At 9 a.m., Lucas is humming, but very quietly. It faces east and dappled light filters its way over the hillside and through abundant greenery. There are copies of W and Paris Vogue to flip through. My dog is allowed to roam the salon. Through the windows you see the brown brick apartment building across the street and a steep hillside covered in trees, palms and evergreens, maybe some eucalyptus. You could be in a small town in the south of France, I imagine, though I have never been to the south of France. But for a few moments I am there.

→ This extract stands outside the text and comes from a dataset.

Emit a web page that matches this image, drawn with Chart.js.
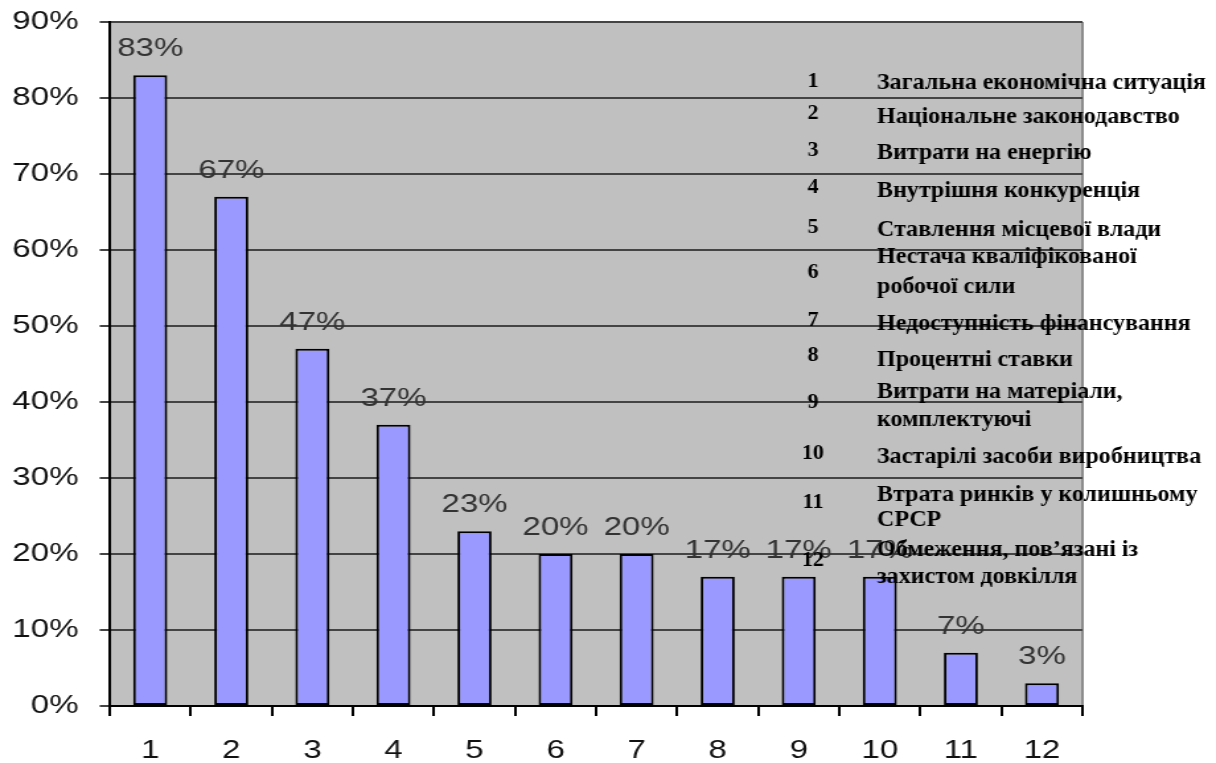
<!DOCTYPE html>
<html>
<head>
<meta charset="utf-8">
<script src="https://cdn.jsdelivr.net/npm/chart.js@4"></script>
<style>
  html, body { margin: 0; padding: 0; background: #fff; overflow: hidden; }
  /* the original picture is stretched sideways, so the chart is too */
  #wrap { width: 920px; height: 763px; transform: scaleX(1.3217); transform-origin: 0 0; }
</style>
</head>
<body>
<div id="wrap"><canvas id="barChart" width="920" height="763"></canvas></div>
<script>
// Categories and values (percent)
const categories = ["1", "2", "3", "4", "5", "6", "7", "8", "9", "10", "11", "12"];
const shares = [83, 67, 47, 37, 23, 20, 20, 17, 17, 17, 7, 3];
const yTicks = [0, 10, 20, 30, 40, 50, 60, 70, 80, 90];

// Legend entries (number + text lines)
const legendNums = ["1", "2", "3", "4", "5", "6", "7", "8", "9", "10", "11", "12"];
const legendTexts = [
  ["Загальна економічна ситуація"],
  ["Національне законодавство"],
  ["Витрати на енергію"],
  ["Внутрішня конкуренція"],
  ["Ставлення місцевої влади"],
  ["Нестача кваліфікованої", "робочої сили"],
  ["Недоступність фінансування"],
  ["Процентні ставки"],
  ["Витрати на матеріали,", "комплектуючі"],
  ["Застарілі засоби виробництва"],
  ["Втрата ринків у колишньому", "СРСР"],
  ["Обмеження, пов’язані із", "захистом довкілля"],
];

const stretch = 1.3217;

// layout of the legend block (screen pixels, drawn unstretched)
const legendNumX = 813;
const legendTextX = 877;
const legendNumY = [81, 113, 150, 187, 227, 272, 320, 355, 402, 453, 502, 560];
const legendLineY = [[83], [117], [153], [191], [230], [257, 287], [324], [360], [392, 420], [457], [495, 520], [550, 577]];

const plotBackground = {
  id: "plotBackground",
  beforeDraw(chart) {
    const { ctx, chartArea: a } = chart;
    ctx.save();
    ctx.fillStyle = "#c0c0c0";
    ctx.fillRect(a.left, a.top, a.right - a.left, a.bottom - a.top);
    ctx.strokeStyle = "#8c8c8c";
    ctx.lineWidth = 2;
    ctx.beginPath();
    ctx.moveTo(a.right, a.top);
    ctx.lineTo(a.right, a.bottom);
    ctx.stroke();
    ctx.restore();
  },
};

const valueLabels = {
  id: "valueLabels",
  afterDatasetsDraw(chart) {
    const { ctx } = chart;
    const meta = chart.getDatasetMeta(0);
    ctx.save();
    ctx.font = "25px 'Liberation Sans', Arial, sans-serif";
    ctx.fillStyle = "#333";
    ctx.textAlign = "center";
    ctx.textBaseline = "alphabetic";
    meta.data.forEach((bar, i) => {
      ctx.fillText(shares[i] + "%", bar.x, bar.y - 19);
    });
    ctx.restore();
  },
};

const sideLegend = {
  id: "sideLegend",
  afterDatasetsDraw(chart) {
    const { ctx } = chart;
    ctx.save();
    ctx.scale(1 / stretch, 1); // undo the sideways stretch for this block
    ctx.fillStyle = "#000";
    ctx.textBaseline = "middle";
    legendNums.forEach((n, i) => {
      ctx.font = "bold 22px 'Liberation Serif', 'Times New Roman', serif";
      ctx.textAlign = "center";
      ctx.fillText(n, legendNumX, legendNumY[i]);
      ctx.font = "bold 24px 'Liberation Serif', 'Times New Roman', serif";
      ctx.textAlign = "left";
      legendTexts[i].forEach((line, j) => {
        ctx.fillText(line, legendTextX, legendLineY[i][j]);
      });
    });
    ctx.restore();
  },
};

const ctx = document.getElementById("barChart").getContext("2d");
const barChart = new Chart(ctx, {
  type: "bar",
  data: {
    labels: categories,
    datasets: [
      {
        data: shares,
        backgroundColor: "#9999ff",
        borderColor: "#000",
        borderWidth: 2,
        borderSkipped: false,
        barPercentage: 0.42,
        categoryPercentage: 1,
      },
    ],
  },
  options: {
    responsive: false,
    animation: false,
    layout: { padding: { top: 22, right: 101, left: 0, bottom: 0 } },
    plugins: {
      legend: { display: false },
      tooltip: { enabled: false },
    },
    scales: {
      x: {
        grid: {
          offset: true,
          drawOnChartArea: false,
          drawTicks: true,
          tickLength: 10,
          color: "#000",
          lineWidth: 2,
        },
        border: { color: "#000", width: 2 },
        ticks: {
          color: "#111",
          font: { family: "'Liberation Sans', Arial, sans-serif", size: 25 },
          padding: 20,
          maxRotation: 0,
        },
        afterFit(scale) {
          scale.height = 57;
        },
      },
      y: {
        min: 0,
        max: 90,
        afterBuildTicks(scale) {
          scale.ticks = yTicks.map((v) => ({ value: v }));
        },
        grid: {
          color: "#444",
          lineWidth: 2,
          tickLength: 7.6,
        },
        border: { color: "#000", width: 2 },
        ticks: {
          color: "#111",
          font: { family: "'Liberation Sans', Arial, sans-serif", size: 25, lineHeight: 0.1 },
          padding: 16,
          callback: (v) => v + "%",
        },
        afterFit(scale) {
          scale.width = 83;
        },
      },
    },
  },
  plugins: [plotBackground, valueLabels, sideLegend],
});
</script>
</body>
</html>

About three years ago I had the good fortune to spend a month working in a storefront a few doors down. My regular day job started in the afternoons, and in the mornings I went to Fototeka gallery to study LAPD Archive photos for a book project. I was writing the captions. The street was peaceful – with the same lovely light I saw yesterday in the hair salon – in contrast to the book's photos which leaned heavily toward homicide – selected by an editor at Abrams. The photos sometimes spooked me, as I studied them trying to figure out what to say about the corpses and their representations. But being in the gallery in the morning was glorious, looking out on Echo Park Avenue, with its new stop sign near Magic Gas and its sleepy morning atmosphere.
"Gentrification" of the neighborhood was beginning to accelerate, with a squeal, at that moment, and who's to say that galleries didn't give it a significant boost? This Saturday morning it would be tempting to say this was a different place, a different time -- except that a few months ago patrons at Lucas left their chairs and haircuts to run towels to a young man who had been shot at the corner of Scott Avenue and Echo Park, a block away. Lucas's owner, Taylor Lucas, told me (a couple of months ago): "I didn't know what to do, but my clients ran out there with towels," trying to stem the bleeding. The youg man died (a week after he was shot) as did a friend of his, a teenaged girl and her baby in a freak, related "accident." (The girl, who was six months pregnant witnessed the shooting. She went into premature labor, and was taken to the hospital. At the hospital, she was given a drug to which she "reacted," and she and the baby died.)
That was several months ago.
This Saturday was the Echo Park Christmas Parade. I couldn't go, though I had hoped to. (Last year there was some drama with a runaway plastic reindeer, which crashed into some cars, after it failed to make a turn.) But I did hear reports: Council President Eric Garcetti was one of the grandmasters. Councilman Ed Reyes was a no-show, and his car was assigned to someone else. The Echo Park Historical Society participants waved to the crowd dressed as "Hippies" -- a nod to our recent honoring of Echo Park's Summer of Love, 1967, when there were love-ins and rock concerts in Elysian Park. Brite Spot proprietor Julio rode in a car with Mitchell Frank of the Echo.
"It's not exactly like military precision," said my unnamed source, who was present at the event. "I think the key is to have candy and throw it at the kids."
As for pit bulls, I received the following in an email from Kelly Mayfield:
Thank you for recognizing that not all pits are killers. I, too, have a big pit who was rescued from the street nearly 10 years ago. People he loves; dogs outside his pack, not so much. And I do respect that most people I will encounter on our walks are fearful or suspect of him. Karen’s right—owning a pit, no matter how wiggly and happy they are, means more responsibility. The rewards are great, though.